In “Avoiding architectural degeneration: an evaluation process for software architecture” the authors make a convincing case that maintainability (which I consider to be much the same as development productivity in iterative development) is substantially influenced by the degree of coupling between modules. The coupling can be quantified (they suggest 2 metrics), and so the relative ease of development between 2 structures can be assessed. However the specific relationship between the coupling metrics and the cost of maintenance/development is not addressed, so unfortunately this remains qualitative.

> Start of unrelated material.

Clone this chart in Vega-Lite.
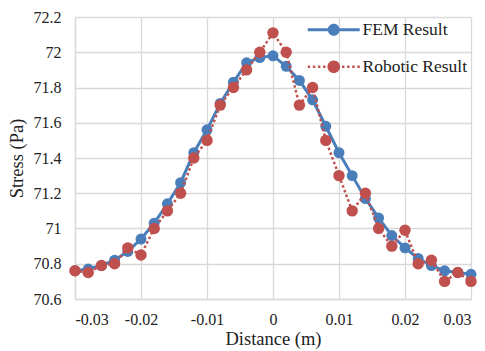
{
  "$schema": "https://vega.github.io/schema/vega-lite/v6.json",
  "width": 396,
  "height": 282,
  "autosize": {"type": "none"},
  "padding": {"left": 75, "top": 17, "right": 14, "bottom": 52},
  "background": "white",
  "config": {
    "font": "Liberation Serif",
    "view": {"stroke": null},
    "axis": {
      "labelFont": "Liberation Serif",
      "titleFont": "Liberation Serif",
      "labelFontSize": 16,
      "titleFontSize": 18.5,
      "labelColor": "#222222",
      "titleColor": "#222222",
      "titleFontWeight": "normal",
      "gridColor": "#D9D9D9",
      "gridWidth": 1.3,
      "domainColor": "#D9D9D9",
      "domainWidth": 1.3,
      "ticks": false
    }
  },
  "data": {
    "values": [
      {"x": -0.03, "stress": 70.76, "series": "FEM Result"},
      {"x": -0.028, "stress": 70.77, "series": "FEM Result"},
      {"x": -0.026, "stress": 70.79, "series": "FEM Result"},
      {"x": -0.024, "stress": 70.82, "series": "FEM Result"},
      {"x": -0.022, "stress": 70.87, "series": "FEM Result"},
      {"x": -0.02, "stress": 70.94, "series": "FEM Result"},
      {"x": -0.018, "stress": 71.03, "series": "FEM Result"},
      {"x": -0.016, "stress": 71.14, "series": "FEM Result"},
      {"x": -0.014, "stress": 71.26, "series": "FEM Result"},
      {"x": -0.012, "stress": 71.43, "series": "FEM Result"},
      {"x": -0.01, "stress": 71.56, "series": "FEM Result"},
      {"x": -0.008, "stress": 71.71, "series": "FEM Result"},
      {"x": -0.006, "stress": 71.83, "series": "FEM Result"},
      {"x": -0.004, "stress": 71.94, "series": "FEM Result"},
      {"x": -0.002, "stress": 71.97, "series": "FEM Result"},
      {"x": 0, "stress": 71.98, "series": "FEM Result"},
      {"x": 0.002, "stress": 71.92, "series": "FEM Result"},
      {"x": 0.004, "stress": 71.84, "series": "FEM Result"},
      {"x": 0.006, "stress": 71.73, "series": "FEM Result"},
      {"x": 0.008, "stress": 71.58, "series": "FEM Result"},
      {"x": 0.01, "stress": 71.43, "series": "FEM Result"},
      {"x": 0.012, "stress": 71.30, "series": "FEM Result"},
      {"x": 0.014, "stress": 71.17, "series": "FEM Result"},
      {"x": 0.016, "stress": 71.06, "series": "FEM Result"},
      {"x": 0.018, "stress": 70.96, "series": "FEM Result"},
      {"x": 0.02, "stress": 70.89, "series": "FEM Result"},
      {"x": 0.022, "stress": 70.83, "series": "FEM Result"},
      {"x": 0.024, "stress": 70.79, "series": "FEM Result"},
      {"x": 0.026, "stress": 70.76, "series": "FEM Result"},
      {"x": 0.028, "stress": 70.75, "series": "FEM Result"},
      {"x": 0.03, "stress": 70.74, "series": "FEM Result"},
      {"x": -0.03, "stress": 70.76, "series": "Robotic Result"},
      {"x": -0.028, "stress": 70.75, "series": "Robotic Result"},
      {"x": -0.026, "stress": 70.79, "series": "Robotic Result"},
      {"x": -0.024, "stress": 70.80, "series": "Robotic Result"},
      {"x": -0.022, "stress": 70.89, "series": "Robotic Result"},
      {"x": -0.02, "stress": 70.85, "series": "Robotic Result"},
      {"x": -0.018, "stress": 71.0, "series": "Robotic Result"},
      {"x": -0.016, "stress": 71.10, "series": "Robotic Result"},
      {"x": -0.014, "stress": 71.20, "series": "Robotic Result"},
      {"x": -0.012, "stress": 71.40, "series": "Robotic Result"},
      {"x": -0.01, "stress": 71.50, "series": "Robotic Result"},
      {"x": -0.008, "stress": 71.70, "series": "Robotic Result"},
      {"x": -0.006, "stress": 71.80, "series": "Robotic Result"},
      {"x": -0.004, "stress": 71.90, "series": "Robotic Result"},
      {"x": -0.002, "stress": 72.0, "series": "Robotic Result"},
      {"x": 0, "stress": 72.11, "series": "Robotic Result"},
      {"x": 0.002, "stress": 72.0, "series": "Robotic Result"},
      {"x": 0.004, "stress": 71.70, "series": "Robotic Result"},
      {"x": 0.006, "stress": 71.80, "series": "Robotic Result"},
      {"x": 0.008, "stress": 71.50, "series": "Robotic Result"},
      {"x": 0.01, "stress": 71.30, "series": "Robotic Result"},
      {"x": 0.012, "stress": 71.10, "series": "Robotic Result"},
      {"x": 0.014, "stress": 71.20, "series": "Robotic Result"},
      {"x": 0.016, "stress": 71.0, "series": "Robotic Result"},
      {"x": 0.018, "stress": 70.90, "series": "Robotic Result"},
      {"x": 0.02, "stress": 70.99, "series": "Robotic Result"},
      {"x": 0.022, "stress": 70.80, "series": "Robotic Result"},
      {"x": 0.024, "stress": 70.82, "series": "Robotic Result"},
      {"x": 0.026, "stress": 70.70, "series": "Robotic Result"},
      {"x": 0.028, "stress": 70.75, "series": "Robotic Result"},
      {"x": 0.03, "stress": 70.70, "series": "Robotic Result"}
    ]
  },
  "encoding": {
    "x": {
      "field": "x", "type": "quantitative",
      "scale": {"domain": [-0.03, 0.03], "nice": false, "zero": false},
      "axis": {
        "title": "Distance (m)",
        "values": [-0.03, -0.02, -0.01, 0, 0.01, 0.02, 0.03],
        "format": "~g",
        "labelExpr": "replace(datum.label, '\u2212', '-')",
        "labelPadding": 12,
        "titlePadding": 2
      }
    },
    "y": {
      "field": "stress", "type": "quantitative",
      "scale": {"domain": [70.6, 72.2], "nice": false, "zero": false},
      "axis": {
        "title": "Stress (Pa)",
        "values": [70.6, 70.8, 71.0, 71.2, 71.4, 71.6, 71.8, 72.0, 72.2],
        "format": "~g",
        "labelPadding": 14,
        "titlePadding": 7
      }
    },
    "color": {
      "field": "series", "type": "nominal",
      "scale": {"domain": ["FEM Result", "Robotic Result"], "range": ["#4A7EBB", "#C0504D"]},
      "legend": {
        "title": null,
        "orient": "none",
        "legendX": 250,
        "legendY": 4,
        "padding": 0,
        "symbolSize": 144,
        "labelOffset": 20,
        "labelFont": "Liberation Serif",
        "labelFontSize": 17.5,
        "labelColor": "#222222",
        "rowPadding": 18,
        "encode": {
          "symbols": {
            "update": {
              "shape": {"signal": "datum.value == 'FEM Result' ? 'M-4.33,-0.25 L-1,-0.25 L-1,0.25 L-4.33,0.25 Z M1,-0.25 L4.33,-0.25 L4.33,0.25 L1,0.25 Z M-1,0 A1,1 0 1,1 1,0 A1,1 0 1,1 -1,0 Z' : 'M-4.33,-0.2 L-3.93,-0.2 L-3.93,0.2 L-4.33,0.2 Z M-3.48,-0.2 L-3.08,-0.2 L-3.08,0.2 L-3.48,0.2 Z M-2.63,-0.2 L-2.23,-0.2 L-2.23,0.2 L-2.63,0.2 Z M-1.78,-0.2 L-1.38,-0.2 L-1.38,0.2 L-1.78,0.2 Z M1.38,-0.2 L1.78,-0.2 L1.78,0.2 L1.38,0.2 Z M2.23,-0.2 L2.63,-0.2 L2.63,0.2 L2.23,0.2 Z M3.08,-0.2 L3.48,-0.2 L3.48,0.2 L3.08,0.2 Z M3.93,-0.2 L4.33,-0.2 L4.33,0.2 L3.93,0.2 Z M-1.05,0 A1.05,1.05 0 1,1 1.05,0 A1.05,1.05 0 1,1 -1.05,0 Z'"},
              "fill": {"signal": "datum.value == 'FEM Result' ? '#4A7EBB' : '#C0504D'"},
              "fillOpacity": {"value": 1},
              "opacity": {"value": 1},
              "strokeWidth": {"value": 0},
              "stroke": {"value": "transparent"}
            }
          }
        }
      }
    }
  },
  "layer": [
    {
      "transform": [{"filter": "datum.series == 'FEM Result'"}],
      "mark": {"type": "line", "strokeWidth": 3}
    },
    {
      "transform": [{"filter": "datum.series == 'FEM Result'"}],
      "mark": {"type": "point", "shape": "circle", "filled": true, "opacity": 1, "size": 120}
    },
    {
      "transform": [{"filter": "datum.series == 'Robotic Result'"}],
      "mark": {"type": "line", "strokeWidth": 2.5, "strokeDash": [2.5, 2.5]}
    },
    {
      "transform": [{"filter": "datum.series == 'Robotic Result'"}],
      "mark": {"type": "point", "shape": "circle", "filled": true, "opacity": 1, "size": 130}
    }
  ]
}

Getting a bit closer to the meat of the matter, “A Case Study of Measuring Degeneration of Software Architectures From A Defect Perspective” (IEEE) looked at defect fixes that affected code in more than one component as one indicator of architectural degeneration. It is possible to infer a cost from these metrics since a multi-component defect (MCD) was associated with more files in total requiring fixing (than defects confined to a single component). There was also a correlation between MCDs and the overall connectedness of the components, which would indicate a relationship between the complexity of the architecture (poor structure) and the impact/cost of change.
A very nice study from Accenture and Infosys, “Modularization of a Large-Scale Business Application: A Case Study”, reports some concrete benefits to modularizing an “unmanageable monolith” with many MLOC. The effort to locate a fault is reduced since it is now only necessary to search one component (<10% of the codebase) rather than the entire codebase, which reduced the effort by 50% for simple faults, and 20-25% for complex faults. A 15% reduction in the faults detected during regression testing was observed (they are working to reduce the number of test cases due to the improved structure, which they expect to reduce overall regression testing effort). Runtime memory requirements reduced by 43%, since it is generally necessary to load only a subset of the modules and libraries. Link, build and startup times were reduced by 30%.
I’ll add to this when I come across more nice material.